La prensa internacional fue algo más entusiasta con el filme. Parala francesa Lise Le Bournot, por ejemplo, “la película sirve muy bien a una novela muy bella, de una poesía muy grande y de una gran generosidad de corazón y de pensamiento”. P. L. Thirard, en Positif, manifestó su extrañeza ante la glacial acogida habanera de Cumbite en el que, para él, lo más interesante “es que Gutiérrez Alea ha jugado la carta de la sobriedad y ha permanecido siempre fuera del lirismo que parecía imponer el tema, dejándose llevar solo en algunas escenas (el entierro, el cumbite), que las hace lucir todavía más violentas. La economía, la sequedad del filme, se inspiran más en el cine norteamericano que en la tradición cubana y este cambio de tono puede desconcertar. Cumbite es, a mi entender, un excelente filme, muy superior, por ejemplo, al filme brasileño Vidas secas, otro drama de la sequía al que se le ha comparado a veces”.

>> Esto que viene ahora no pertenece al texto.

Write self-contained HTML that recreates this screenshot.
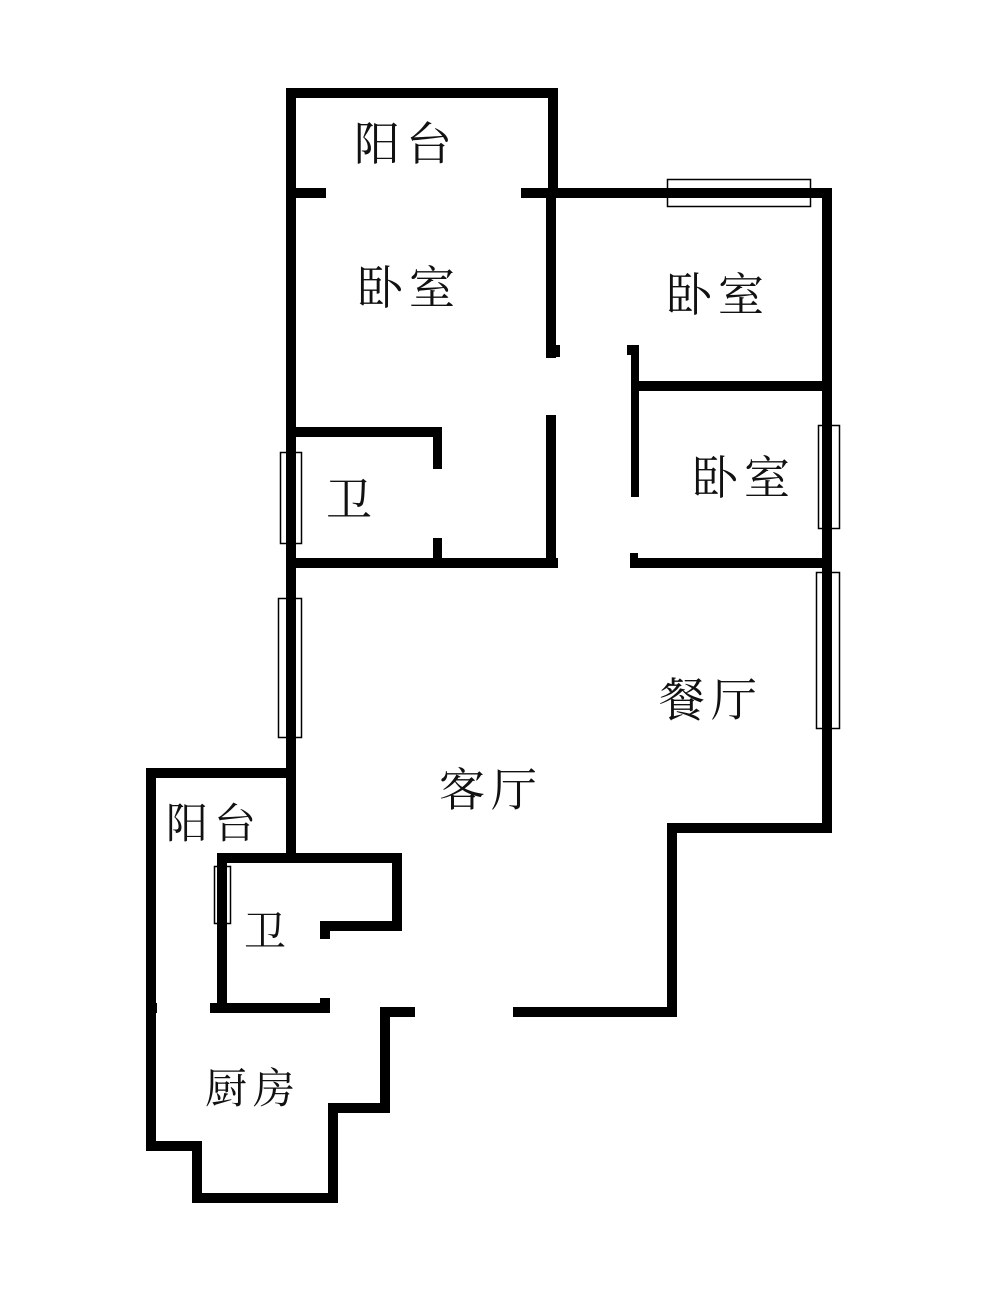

Si Guy Gauthier polemizó con el propio Titón en que “Cumbite es una obra conmovedora, bien realizada, bien actuada”, Michele Firk, también en Image et Son, puntualizó: “El filme es bello, quizá un poco seco, y no hablo aquí ni de la sequía ni de la aridez del suelo y del paisaje, admirablemente dados por el fotógrafo Ramón F. Suárez, sino de una especie de sobriedad en las relaciones entre los personajes mucho más ‘presentes’ en la novela. El filme está lleno de matices, como los demás filmes de Gutiérrez Alea, delicadeza y ternura, y pasa con arte de la tediosa vacuidad de las tareas cotidianas en la aldea sin agua, sujeta al recuerdo candente de una sangrienta vendetta a la agitación histérica y erótica de una ceremonia en honor de las divinidades africanas”; para añadir luego que “el filme termina sin duda en una toma de conciencia pero como solo un cine adulto es capaz de describirlo, como una consecuencia lógica y necesaria de un relato cinematográfico”. El mexicano Tomás Pérez Turrent concluyó en que no obstante la certeza de ser un filme menor, “se impone por la sinceridad del tono, por la voluntad de evitar todo maniqueísmo”.
Rememoramos así aquel calurosísimo mes de julio de 1963 en que Tomás Gutiérrez Alea, con Sara Gómez, su novel asistente de dirección, se aproximaron a la realidad haitiana a través de Cumbite.